Salvation
I always get scared thinking about my family's non-belief in the God that I so want to introduce to them. Because I know how strong their "disbelief" is (because of whatever historical reason), I don't know what I am supposed to do. From many years ago when they said that I don't have to bother asking them to go to church (but that I can hold on to my own belief) because everyone has his/her own religious freedom--from then on I have not once invited them to anything. Mostly for fear of rejection. Or for fear that I will get "scolded" or put down because I'm trying to force something.
I know God is able. I also know God will answer prayers--mountain moving prayers. But when it comes to talking to my family about Christ, I am really really freaked out. Because of this too I even have trouble praying for them (in a consistent way)--it is as if I block that part of my life out completely... I keep asking myself why too. Why is it that it's the closest people who I have problem evangelizing to? Even scarier is whenever I think about the verse saying that if one person in the family is saved, the whole family will be saved through him/her. What if it won't happen in my case?
Was briefly chatting with a friend who said that she was sad when a family member passed away but had not accepted Christ yet. Will it be the same for me? If I really cannot be the Salt and Light to even my family, what good am I?

1 Comments:
I contemplated on similar question before. Although I am not technically in any religion, my search for self understanding and spirituality have brought me closer to God and Presence than I have ever been.
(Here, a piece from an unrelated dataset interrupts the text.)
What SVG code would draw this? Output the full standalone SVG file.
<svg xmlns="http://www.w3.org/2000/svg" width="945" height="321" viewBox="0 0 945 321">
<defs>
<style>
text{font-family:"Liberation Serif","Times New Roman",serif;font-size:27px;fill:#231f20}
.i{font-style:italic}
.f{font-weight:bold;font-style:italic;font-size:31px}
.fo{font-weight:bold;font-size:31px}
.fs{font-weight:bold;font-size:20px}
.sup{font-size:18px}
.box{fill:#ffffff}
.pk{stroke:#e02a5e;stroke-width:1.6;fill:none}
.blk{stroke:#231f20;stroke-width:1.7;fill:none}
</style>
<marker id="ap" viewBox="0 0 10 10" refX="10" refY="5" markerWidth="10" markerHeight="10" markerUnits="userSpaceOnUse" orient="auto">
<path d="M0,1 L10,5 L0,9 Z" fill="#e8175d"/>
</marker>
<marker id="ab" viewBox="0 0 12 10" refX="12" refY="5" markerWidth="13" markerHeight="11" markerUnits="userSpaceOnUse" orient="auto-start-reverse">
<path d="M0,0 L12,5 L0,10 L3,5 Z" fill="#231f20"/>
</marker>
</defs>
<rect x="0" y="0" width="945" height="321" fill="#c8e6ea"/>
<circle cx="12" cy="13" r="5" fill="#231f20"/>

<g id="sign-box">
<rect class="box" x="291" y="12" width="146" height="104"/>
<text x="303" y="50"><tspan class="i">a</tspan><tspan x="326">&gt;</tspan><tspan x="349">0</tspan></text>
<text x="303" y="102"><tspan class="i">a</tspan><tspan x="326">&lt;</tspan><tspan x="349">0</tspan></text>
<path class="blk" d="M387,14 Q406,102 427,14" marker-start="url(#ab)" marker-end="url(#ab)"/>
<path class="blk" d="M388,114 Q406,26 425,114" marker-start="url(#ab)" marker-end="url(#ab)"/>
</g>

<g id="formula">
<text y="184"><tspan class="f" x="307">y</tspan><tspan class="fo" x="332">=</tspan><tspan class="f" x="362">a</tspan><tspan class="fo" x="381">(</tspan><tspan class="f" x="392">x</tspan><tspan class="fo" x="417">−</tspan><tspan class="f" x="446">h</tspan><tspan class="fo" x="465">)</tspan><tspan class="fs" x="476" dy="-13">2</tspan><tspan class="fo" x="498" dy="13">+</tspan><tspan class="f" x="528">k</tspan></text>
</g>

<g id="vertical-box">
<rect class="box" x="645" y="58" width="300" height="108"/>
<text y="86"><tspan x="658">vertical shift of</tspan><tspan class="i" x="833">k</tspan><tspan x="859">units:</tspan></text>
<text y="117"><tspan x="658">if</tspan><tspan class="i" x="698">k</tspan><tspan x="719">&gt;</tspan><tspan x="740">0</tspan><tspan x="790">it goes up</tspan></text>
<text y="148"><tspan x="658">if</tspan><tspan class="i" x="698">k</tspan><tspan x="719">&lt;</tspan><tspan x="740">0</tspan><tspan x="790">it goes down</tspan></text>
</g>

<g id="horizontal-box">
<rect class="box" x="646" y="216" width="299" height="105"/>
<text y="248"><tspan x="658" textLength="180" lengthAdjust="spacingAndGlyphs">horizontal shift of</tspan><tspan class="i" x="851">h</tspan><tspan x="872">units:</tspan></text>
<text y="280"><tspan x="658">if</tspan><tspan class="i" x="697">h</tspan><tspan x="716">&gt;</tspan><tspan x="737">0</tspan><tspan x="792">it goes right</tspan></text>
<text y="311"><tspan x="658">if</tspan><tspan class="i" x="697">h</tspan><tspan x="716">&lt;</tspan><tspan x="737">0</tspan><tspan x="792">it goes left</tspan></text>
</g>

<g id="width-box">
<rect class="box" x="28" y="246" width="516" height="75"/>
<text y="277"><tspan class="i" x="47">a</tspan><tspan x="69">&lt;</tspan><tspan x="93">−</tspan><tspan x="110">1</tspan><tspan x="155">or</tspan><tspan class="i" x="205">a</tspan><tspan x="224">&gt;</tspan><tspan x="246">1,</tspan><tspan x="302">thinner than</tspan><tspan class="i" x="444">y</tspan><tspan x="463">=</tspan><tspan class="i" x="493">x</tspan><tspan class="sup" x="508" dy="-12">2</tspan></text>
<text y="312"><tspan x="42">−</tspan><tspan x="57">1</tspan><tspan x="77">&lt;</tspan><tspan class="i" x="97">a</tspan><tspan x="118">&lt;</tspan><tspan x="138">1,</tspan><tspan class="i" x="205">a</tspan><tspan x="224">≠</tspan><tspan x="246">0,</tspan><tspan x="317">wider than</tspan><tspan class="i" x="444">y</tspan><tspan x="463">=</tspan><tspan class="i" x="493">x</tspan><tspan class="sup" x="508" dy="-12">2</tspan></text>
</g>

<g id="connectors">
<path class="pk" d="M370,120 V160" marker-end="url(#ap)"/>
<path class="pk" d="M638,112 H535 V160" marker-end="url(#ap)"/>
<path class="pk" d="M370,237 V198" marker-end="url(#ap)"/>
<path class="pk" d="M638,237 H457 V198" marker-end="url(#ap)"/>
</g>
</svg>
Several years ago, I read something about Ganhdi. He said something like, "You are the universe and the universe is you." At the time, I didn't fully comprehend the meaning. Yet I remember moving to tears just upon reading it.
If I am the universe and the universe is me. Family is in there as well. Whatever transformation I go through, my family is not left behind.
I never ever told my parents what I learned from my spiritual practice. Yet, I see how my own change changes them without a word being said.
Just in the past few months, I see my mother transforming right in front of my eyes. I wasn't the "cause" of the change but my own transformation and hers are not seperate.
I don't know what it means for salvation. But I would think that the closer you are to God, your family is not far away despite the apperance of non-interest.